I read that the UK’s Money and Mental Health Policy Institute has published a report showing how people with low mental health struggle to work with banks and manage finances.

This can include difficulty remembering passwords, problems constraining spending, anxiety, problems making decisions, difficulty dealing with human bank telephone help staff. They could add difficulty obtaining loans when you really need it.

Now just about everyone I know experiences some of these difficulties, whether they have bad mental health or not, and that includes me. The opposite of bad mental health, I suppose perfect mental health, is pretty rare, if it exists at all.

So could there be a business opportunity making banking services which solve some or all of these problems – no passwords to remember, automatic constraints on spending, no complex options, tools to reassure customers that their finances are in order, e-mail support, and making loans easier?

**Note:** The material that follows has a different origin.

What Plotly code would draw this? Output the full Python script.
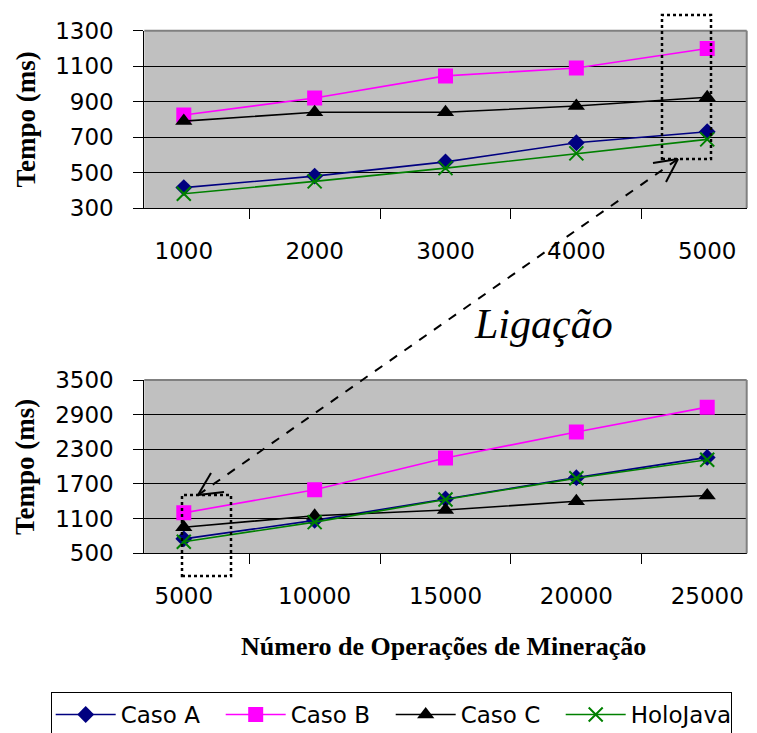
import plotly.graph_objects as go

# page has an 8px body margin; figure is sized to fit inside the 757x733 window
OFF = 8
W, H = 757 - OFF, 733 - OFF

# ---- data ----
ops_top = ["1000", "2000", "3000", "4000", "5000"]
caso_a_top = [415, 480, 560, 668, 730]
caso_b_top = [825, 920, 1045, 1090, 1200]
caso_c_top = [790, 840, 840, 875, 925]
holo_top = [380, 450, 525, 608, 687]

ops_bot = ["5000", "10000", "15000", "20000", "25000"]
caso_a_bot = [750, 1070, 1440, 1810, 2160]
caso_b_bot = [1200, 1600, 2150, 2600, 3030]
caso_c_bot = [950, 1150, 1250, 1400, 1500]
holo_bot = [700, 1040, 1430, 1800, 2120]

series_names = ["Caso A", "Caso B", "Caso C", "HoloJava"]
colors = ["#000080", "#FF00FF", "#000000", "#008000"]
symbols = ["diamond", "square", "triangle-up", "x-thin"]
msizes = [13, 15, 15, 14]

def px(x):
    return (x - OFF) / W

def py(y):
    return 1 - (y - OFF) / H

fig = go.Figure()

top_sets = [caso_a_top, caso_b_top, caso_c_top, holo_top]
bot_sets = [caso_a_bot, caso_b_bot, caso_c_bot, holo_bot]

def marker(i):
    mk = dict(symbol=symbols[i], size=msizes[i], color=colors[i])
    if symbols[i] == "x-thin":
        mk["line"] = dict(color=colors[i], width=2)
    return mk

for i in range(4):
    fig.add_trace(go.Scatter(x=ops_top, y=top_sets[i], mode="lines+markers",
                             name=series_names[i], line=dict(color=colors[i], width=1.6),
                             marker=marker(i), xaxis="x", yaxis="y", showlegend=True,
                             legendgroup=series_names[i]))
for i in range(4):
    fig.add_trace(go.Scatter(x=ops_bot, y=bot_sets[i], mode="lines+markers",
                             name=series_names[i], line=dict(color=colors[i], width=1.6),
                             marker=marker(i), xaxis="x2", yaxis="y2", showlegend=False,
                             legendgroup=series_names[i]))

sans = "DejaVu Sans, Arial, sans-serif"
serif = "Liberation Serif, Times New Roman, serif"
tick_font = dict(family=sans, size=23, color="black")

xcommon = dict(type="category", showline=True, linecolor="black", linewidth=1,
               ticks="outside", tickson="boundaries", ticklen=10, tickcolor="black",
               showgrid=False, tickfont=tick_font, ticklabelstandoff=22, zeroline=False,
               automargin=False)
ycommon = dict(showline=True, linecolor="black", linewidth=1, ticks="outside",
               ticklen=10, tickcolor="black", showgrid=True, gridcolor="black",
               gridwidth=1, tickfont=tick_font, zeroline=False, ticklabelstandoff=15,
               automargin=False)

fig.update_layout(
    width=W, height=H, autosize=False,
    margin=dict(l=0, r=0, t=0, b=0, autoexpand=False),
    paper_bgcolor="white", plot_bgcolor="#C0C0C0",
    xaxis=dict(domain=[px(144.3), px(746.7)], anchor="y", **xcommon),
    yaxis=dict(domain=[py(208), py(30.7)], anchor="x", range=[300, 1300],
               tickvals=[300, 500, 700, 900, 1100, 1300], **ycommon),
    xaxis2=dict(domain=[px(144.3), px(746.7)], anchor="y2", **xcommon),
    yaxis2=dict(domain=[py(553.3), py(380)], anchor="x2", range=[500, 3500],
                tickvals=[500, 1100, 1700, 2300, 2900, 3500], **ycommon),
    legend=dict(orientation="h", x=px(50.7), xanchor="left", y=py(692), yanchor="top",
                bordercolor="black", borderwidth=1, bgcolor="white",
                font=dict(family=sans, size=23, color="black"),
                itemwidth=60, entrywidth=95, entrywidthmode="pixels", tracegroupgap=0),
    showlegend=True,
)

annotations = [
    dict(text="<b>Tempo (ms)</b>", x=px(25), y=py(119.5), xref="paper", yref="paper",
         textangle=-90, showarrow=False, font=dict(family=serif, size=27, color="black"),
         xanchor="center", yanchor="middle"),
    dict(text="<b>Tempo (ms)</b>", x=px(25), y=py(467), xref="paper", yref="paper",
         textangle=-90, showarrow=False, font=dict(family=serif, size=27, color="black"),
         xanchor="center", yanchor="middle"),
    dict(text="<b>Número de Operações de Mineração</b>", x=px(443), y=py(646),
         xref="paper", yref="paper", showarrow=False,
         font=dict(family=serif, size=26, color="black"),
         xanchor="center", yanchor="middle"),
    dict(text="<i>Ligação</i>", x=px(543), y=py(324), xref="paper", yref="paper",
         showarrow=False, font=dict(family=serif, size=42, color="black"),
         xanchor="center", yanchor="middle"),
]
fig.update_layout(annotations=annotations)

shapes = []
# grey plot-area border (top and right)
for ya, xa in (("y", "x"), ("y2", "x2")):
    shapes.append(dict(type="line", xref=f"{xa} domain", yref=f"{ya} domain",
                       x0=0, x1=1, y0=1, y1=1, line=dict(color="#808080", width=2)))
    shapes.append(dict(type="line", xref=f"{xa} domain", yref=f"{ya} domain",
                       x0=1, x1=1, y0=0, y1=1, line=dict(color="#808080", width=2)))
# dotted rectangles
shapes.append(dict(type="rect", xref="paper", yref="paper", x0=px(662), x1=px(711),
                   y0=py(159), y1=py(15), line=dict(color="black", width=2.5, dash="dot")))
shapes.append(dict(type="rect", xref="paper", yref="paper", x0=px(182), x1=px(231),
                   y0=py(576), y1=py(495), line=dict(color="black", width=2.5, dash="dot")))
# dashed connector
shapes.append(dict(type="line", xref="paper", yref="paper", x0=px(198), y0=py(495),
                   x1=px(678), y1=py(159), line=dict(color="black", width=2, dash="dash")))
# arrow heads
for (xa, ya, xb, yb) in [(653, 163, 678, 159), (666, 182, 678, 159),
                         (211, 473, 198, 495), (224, 492, 198, 495)]:
    shapes.append(dict(type="line", xref="paper", yref="paper", x0=px(xa), y0=py(ya),
                       x1=px(xb), y1=py(yb), line=dict(color="black", width=2)))
fig.update_layout(shapes=shapes)

fig.write_html("out.html")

All of these problems can be solved technically, although they generally aren’t being solved technically. We have a new league of tech-savvy banks about to launch in the UK, perhaps they could do some of this.

One problem with this business idea is how to sell it. Apart from in extreme circumstances (when there is no choice) people do not want to self-identify as having low mental health. But perhaps banks wouldn’t need to offer these services as specially for people with low mental health, they could just offer it to everyone.

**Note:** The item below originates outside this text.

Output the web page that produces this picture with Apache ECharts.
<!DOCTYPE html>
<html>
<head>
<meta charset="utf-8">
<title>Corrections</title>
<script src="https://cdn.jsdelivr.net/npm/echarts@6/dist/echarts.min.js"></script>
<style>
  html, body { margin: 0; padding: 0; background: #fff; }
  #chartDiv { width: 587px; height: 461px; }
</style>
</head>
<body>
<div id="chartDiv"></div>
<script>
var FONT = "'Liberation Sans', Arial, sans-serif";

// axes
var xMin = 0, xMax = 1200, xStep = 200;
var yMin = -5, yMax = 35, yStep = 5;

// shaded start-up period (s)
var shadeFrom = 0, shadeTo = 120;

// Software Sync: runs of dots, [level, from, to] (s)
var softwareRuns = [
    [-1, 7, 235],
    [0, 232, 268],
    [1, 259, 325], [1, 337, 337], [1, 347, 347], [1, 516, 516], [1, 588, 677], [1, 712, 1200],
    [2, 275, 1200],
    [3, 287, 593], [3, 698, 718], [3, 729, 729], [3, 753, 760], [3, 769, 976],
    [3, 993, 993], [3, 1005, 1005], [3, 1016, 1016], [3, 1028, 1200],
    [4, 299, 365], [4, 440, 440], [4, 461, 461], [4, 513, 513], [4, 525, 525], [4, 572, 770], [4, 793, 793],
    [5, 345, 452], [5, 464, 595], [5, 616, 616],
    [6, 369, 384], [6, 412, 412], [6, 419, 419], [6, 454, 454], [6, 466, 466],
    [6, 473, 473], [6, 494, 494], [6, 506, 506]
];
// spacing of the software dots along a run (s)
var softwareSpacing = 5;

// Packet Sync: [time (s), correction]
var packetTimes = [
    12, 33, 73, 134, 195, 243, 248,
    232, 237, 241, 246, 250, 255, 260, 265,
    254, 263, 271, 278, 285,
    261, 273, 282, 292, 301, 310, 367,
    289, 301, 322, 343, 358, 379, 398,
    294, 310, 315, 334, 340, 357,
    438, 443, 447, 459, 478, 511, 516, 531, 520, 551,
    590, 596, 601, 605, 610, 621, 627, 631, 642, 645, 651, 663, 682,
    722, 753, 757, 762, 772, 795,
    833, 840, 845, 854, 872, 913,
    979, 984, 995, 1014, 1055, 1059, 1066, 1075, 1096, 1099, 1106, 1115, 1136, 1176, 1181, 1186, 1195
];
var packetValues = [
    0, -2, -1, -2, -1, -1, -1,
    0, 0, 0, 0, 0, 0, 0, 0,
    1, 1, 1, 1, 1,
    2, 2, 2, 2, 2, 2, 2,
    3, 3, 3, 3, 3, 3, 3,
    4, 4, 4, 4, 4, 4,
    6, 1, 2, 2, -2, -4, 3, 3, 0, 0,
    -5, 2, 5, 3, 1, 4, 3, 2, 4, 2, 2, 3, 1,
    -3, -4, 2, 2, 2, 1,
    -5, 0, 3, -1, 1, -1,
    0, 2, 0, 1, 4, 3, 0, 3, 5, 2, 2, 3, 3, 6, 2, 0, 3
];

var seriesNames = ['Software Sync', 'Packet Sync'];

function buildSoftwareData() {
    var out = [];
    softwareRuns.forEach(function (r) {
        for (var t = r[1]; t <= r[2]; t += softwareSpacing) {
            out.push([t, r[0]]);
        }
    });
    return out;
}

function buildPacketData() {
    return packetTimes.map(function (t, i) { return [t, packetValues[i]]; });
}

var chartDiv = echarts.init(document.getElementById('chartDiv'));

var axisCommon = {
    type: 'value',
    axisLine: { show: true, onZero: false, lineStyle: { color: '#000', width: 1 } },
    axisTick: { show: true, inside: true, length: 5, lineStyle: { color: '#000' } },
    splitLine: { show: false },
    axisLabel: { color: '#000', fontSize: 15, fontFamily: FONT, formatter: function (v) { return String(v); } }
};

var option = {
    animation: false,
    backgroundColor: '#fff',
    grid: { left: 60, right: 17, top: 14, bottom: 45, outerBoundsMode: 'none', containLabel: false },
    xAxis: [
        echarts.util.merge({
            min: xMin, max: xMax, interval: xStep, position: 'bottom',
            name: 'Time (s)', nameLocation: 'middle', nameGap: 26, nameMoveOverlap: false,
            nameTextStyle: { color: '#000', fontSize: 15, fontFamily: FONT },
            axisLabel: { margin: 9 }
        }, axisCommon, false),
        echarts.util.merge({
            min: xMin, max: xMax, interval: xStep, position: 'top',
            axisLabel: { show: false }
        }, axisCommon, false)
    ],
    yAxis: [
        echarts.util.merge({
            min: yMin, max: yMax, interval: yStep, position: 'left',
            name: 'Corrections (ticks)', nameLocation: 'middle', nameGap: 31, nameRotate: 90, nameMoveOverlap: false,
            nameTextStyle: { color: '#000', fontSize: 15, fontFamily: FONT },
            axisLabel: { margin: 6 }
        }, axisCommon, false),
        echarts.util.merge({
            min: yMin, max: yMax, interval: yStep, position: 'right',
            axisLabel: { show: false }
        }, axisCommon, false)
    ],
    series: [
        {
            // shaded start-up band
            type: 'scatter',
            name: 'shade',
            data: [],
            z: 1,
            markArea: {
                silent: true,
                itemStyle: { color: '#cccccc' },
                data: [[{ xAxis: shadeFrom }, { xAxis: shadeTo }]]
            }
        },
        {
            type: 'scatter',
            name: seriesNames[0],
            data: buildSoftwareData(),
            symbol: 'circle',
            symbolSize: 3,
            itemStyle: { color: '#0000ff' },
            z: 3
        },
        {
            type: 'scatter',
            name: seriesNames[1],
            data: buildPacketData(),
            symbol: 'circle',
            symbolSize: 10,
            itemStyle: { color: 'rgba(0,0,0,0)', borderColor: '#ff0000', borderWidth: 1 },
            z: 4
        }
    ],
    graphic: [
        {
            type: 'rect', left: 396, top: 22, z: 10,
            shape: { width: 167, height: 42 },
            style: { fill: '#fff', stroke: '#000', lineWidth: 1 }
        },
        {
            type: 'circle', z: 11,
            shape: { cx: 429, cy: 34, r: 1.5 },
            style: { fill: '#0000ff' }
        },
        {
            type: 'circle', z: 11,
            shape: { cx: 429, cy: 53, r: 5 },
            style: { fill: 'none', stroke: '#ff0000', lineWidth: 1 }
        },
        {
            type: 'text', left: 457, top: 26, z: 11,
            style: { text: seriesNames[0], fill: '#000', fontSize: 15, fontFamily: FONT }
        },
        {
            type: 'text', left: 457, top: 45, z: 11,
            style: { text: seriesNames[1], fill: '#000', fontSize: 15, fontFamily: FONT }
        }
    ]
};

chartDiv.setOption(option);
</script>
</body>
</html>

In real life, we have places where people go to have their intellectual resources challenged – they are called universities.  The rest of the time, most people would really not prefer their intellectual resources to be challenged.

Perhaps especially, people with high intellectual resources, who generally prefer total control over whether they are being challenged or not.

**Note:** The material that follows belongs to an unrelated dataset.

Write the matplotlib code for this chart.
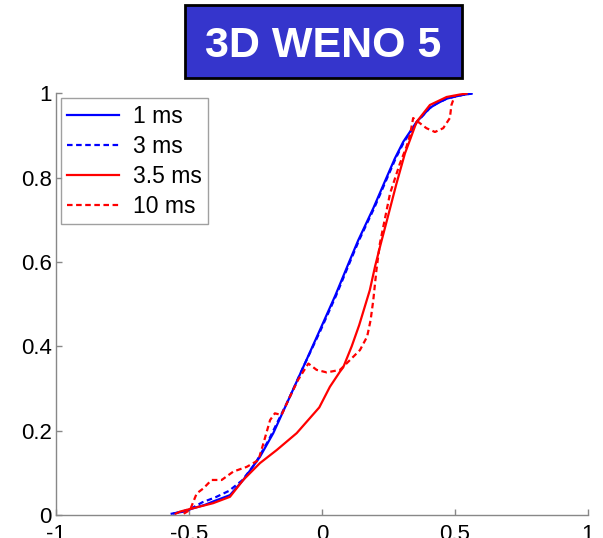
import matplotlib.pyplot as plt
from matplotlib.patches import Rectangle

plt.rcParams['font.family'] = ['Liberation Sans', 'DejaVu Sans']

# --- datos ---
x_1ms = [-0.565, -0.52, -0.484, -0.44, -0.409, -0.346, -0.296, -0.233, -0.183, -0.126,
         -0.07, -0.008, 0.05, 0.105, 0.137, 0.193, 0.243, 0.274, 0.306, 0.356,
         0.406, 0.431, 0.469, 0.494, 0.53, 0.563]
y_1ms = [0.003, 0.008, 0.016, 0.024, 0.032, 0.047, 0.083, 0.138, 0.194, 0.273,
         0.351, 0.438, 0.52, 0.604, 0.652, 0.727, 0.80, 0.845, 0.885, 0.932,
         0.965, 0.975, 0.987, 0.991, 0.996, 0.999]

x_3ms = [-0.56, -0.52, -0.484, -0.45, -0.40, -0.35, -0.30, -0.25, -0.20, -0.126,
         -0.07, -0.005, 0.053, 0.108, 0.14, 0.196, 0.246, 0.277, 0.309, 0.358,
         0.406, 0.431, 0.469, 0.494, 0.53, 0.563]
y_3ms = [0.003, 0.009, 0.018, 0.030, 0.042, 0.057, 0.082, 0.123, 0.178, 0.273,
         0.351, 0.438, 0.52, 0.604, 0.652, 0.727, 0.80, 0.845, 0.885, 0.932,
         0.965, 0.975, 0.987, 0.991, 0.996, 0.999]

x_35ms = [-0.55, -0.534, -0.484, -0.409, -0.346, -0.296, -0.233, -0.170, -0.095, -0.01,
          0.03, 0.068, 0.08, 0.112, 0.14, 0.18, 0.20, 0.22, 0.245, 0.28,
          0.312, 0.331, 0.356, 0.406, 0.469, 0.52, 0.544]
y_35ms = [0.003, 0.008, 0.016, 0.028, 0.043, 0.083, 0.123, 0.154, 0.194, 0.255,
          0.304, 0.34, 0.35, 0.40, 0.45, 0.533, 0.59, 0.64, 0.70, 0.785,
          0.857, 0.889, 0.932, 0.972, 0.991, 0.997, 0.999]

x_10ms = [-0.52, -0.496, -0.471, -0.446, -0.415, -0.377, -0.333, -0.283, -0.239, -0.220,
          -0.195, -0.177, -0.152, -0.126, -0.09, -0.051, -0.02, 0.018, 0.068, 0.105,
          0.143, 0.170, 0.183, 0.193, 0.205, 0.218, 0.256, 0.293, 0.318, 0.331,
          0.343, 0.368, 0.393, 0.425, 0.456, 0.481, 0.487, 0.5]
y_10ms = [0.003, 0.012, 0.051, 0.063, 0.083, 0.083, 0.103, 0.114, 0.130, 0.170,
          0.225, 0.241, 0.237, 0.273, 0.32, 0.359, 0.344, 0.338, 0.344, 0.367,
          0.391, 0.423, 0.462, 0.509, 0.581, 0.644, 0.762, 0.833, 0.873, 0.9,
          0.941, 0.929, 0.917, 0.908, 0.917, 0.941, 0.972, 0.995]

labels = ['1 ms', '3 ms', '3.5 ms', '10 ms']
x_ticks = [-1, -0.5, 0, 0.5, 1]
y_ticks = [0, 0.2, 0.4, 0.6, 0.8, 1]
titulo = '3D WENO 5'

# --- figura ---
fig = plt.figure(figsize=(6.03, 5.38), dpi=100)
ax = fig.add_axes([0.0929, 0.0428, 0.882, 0.784])

lw = 1.6
ax.plot(x_1ms, y_1ms, color='#0000ff', lw=lw, label=labels[0])
ax.plot(x_3ms, y_3ms, color='#0000ff', lw=lw, dashes=(2.5, 1.6), label=labels[1])
ax.plot(x_35ms, y_35ms, color='#ff0000', lw=lw, label=labels[2])
ax.plot(x_10ms, y_10ms, color='#ff0000', lw=lw, dashes=(2.5, 1.6), label=labels[3])

ax.set_xlim(-1, 1)
ax.set_ylim(0, 1)
ax.set_xticks(x_ticks)
ax.set_xticklabels(['-1', '-0.5', '0', '0.5', '1'])
ax.set_yticks(y_ticks)
ax.set_yticklabels(['0', '0.2', '0.4', '0.6', '0.8', '1'])

for s in ['top', 'right']:
    ax.spines[s].set_visible(False)
for s in ['left', 'bottom']:
    ax.spines[s].set_color('#888888')
    ax.spines[s].set_linewidth(1.0)
ax.tick_params(direction='in', length=4, width=1, color='#888888', labelsize=16)
ax.tick_params(axis='y', pad=3)
ax.tick_params(axis='x', pad=6.5)

leg = ax.legend(loc='upper left', fontsize=16.5, frameon=True, fancybox=False,
                handlelength=2.25, handletextpad=0.6, labelspacing=0.31,
                borderaxespad=0.22, borderpad=0.28)
leg.get_frame().set_edgecolor('#888888')
leg.get_frame().set_linewidth(1.0)

# caja del titulo
fig.patches.append(Rectangle((0.307, 0.855), 0.459, 0.1355, transform=fig.transFigure,
                             facecolor='#3535cc', edgecolor='black', lw=2))
fig.text(0.5365, 1 - 57 / 538, titulo, color='white', fontsize=31, fontweight='bold',
         ha='center', va='baseline')

fig.savefig('out.png', dpi=100)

This seems to me like a fact but it does not seem to be acknowledged very much by the people who develop software, who often think, perhaps unconsciously, that the “user” (as they put it) has an onus to make an effort.

Let’s go through how all these problems could be made easier.

no passwords to remember – voice passwords or fingerprints?

automatic constraints on spending – tools which automatically block cash withdrawls or debit card purchases if they would take the budget beyond a pre-set amount each month taking the month’s standing orders into account?

no complex options – everything very simple

tools to reassure customers that their finances are in order – how about a ‘do I need to worry’ service which will show that so long as the monthly salary payments arrive, there is enough funds to cover all standing orders and leave enough left over for living costs?

e-mail support – odd why businesses don’t provide this – it can’t be more expensive than telephone support?

making loans easier – if someone does need a loan, it could be automatic at a low interest rate – or specifically agreed against monthly payments which the person shows they are able to fit in with their other standing orders?

Add to this – if someone has a ‘bad credit score’ but a regular salary – then they ought to be possible to get a low interest loan but where they agree the bank can take the loan repayments against their salary before they can spend it on anything else – so the bank just takes the (hopefully low) risk that they lose their job?